An arbitrary ellipse can be parameterised as $x=h+a\cos t,\, y=k+b\cos t$ $(0\leq t\leq 2\pi)$, which is an ellipse centred at $(h,k)$, with axis lengths $a$ and $b$.
Minimising the square of the distance is an equivalent problem to minimising the distance.
Approach 1:
The point $(x_2,y_2)$ lies on the above parametised ellipse.
Then,
$$f=(x_1-h-a\cos t)^2 +(x_2-k-b\sin t)$$
is the distance to any point on the ellipse.
As $d$ is a simple function of $t$ only, the value of $t$ which is minimised when $\dfrac{d f}{d t}=0$.
Approach 2:
The point $p_1=(x_1,y_1)$ can be written as
$$p_1=p_2+\lambda n$$
where $p_2=(x_2,y_2)$ is the point on the ellipse and $n$ is the vector normal to the ellipse.
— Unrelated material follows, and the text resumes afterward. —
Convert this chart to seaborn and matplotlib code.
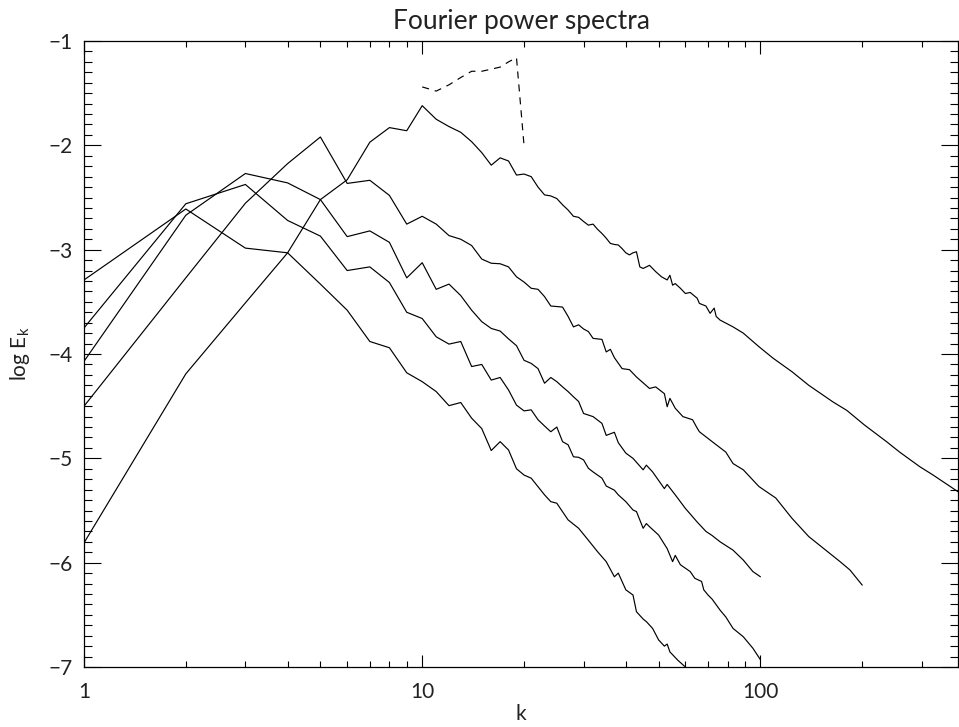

Using the above parameterisation for the ellipse, you obtain the system of nonlinear equations
$$\begin{bmatrix}x_1\\y_1\end{bmatrix}=\begin{bmatrix}h+a\cos t\\k+b\sin t\end{bmatrix}+\lambda \begin{bmatrix}b\cos t\\a\sin t\end{bmatrix},$$
which has to be solved for $t$ and $\lambda$.
Approach 3:
A third way to formulate this problem is as a constrained optimisation problem, so that this is formulated as
$$\min\limits_{x_1,x_2} f = (x_1-x_2)^2+(y_1-y_2)^2$$ subject to $$\frac{(x_2-h)^2}{a^2}+\frac{(y_2-k)^2}{b^2}-1=0.$$
This can be solved using lagrange multipliers to give
$$L(x_1,x_2,\lambda)=(x_1-x_2)^2+(y_1-y_2)^2+\lambda\left(\frac{(x_2-h)^2}{a^2}+\frac{(y_2-k)^2}{b^2}-1\right).$$
The optimal solution can be found by solving the system of equations $$\frac{d L}{d x_1}=0,\,\frac{d L}{d x_2}=0,\,\frac{d L}{d \lambda}=0.$$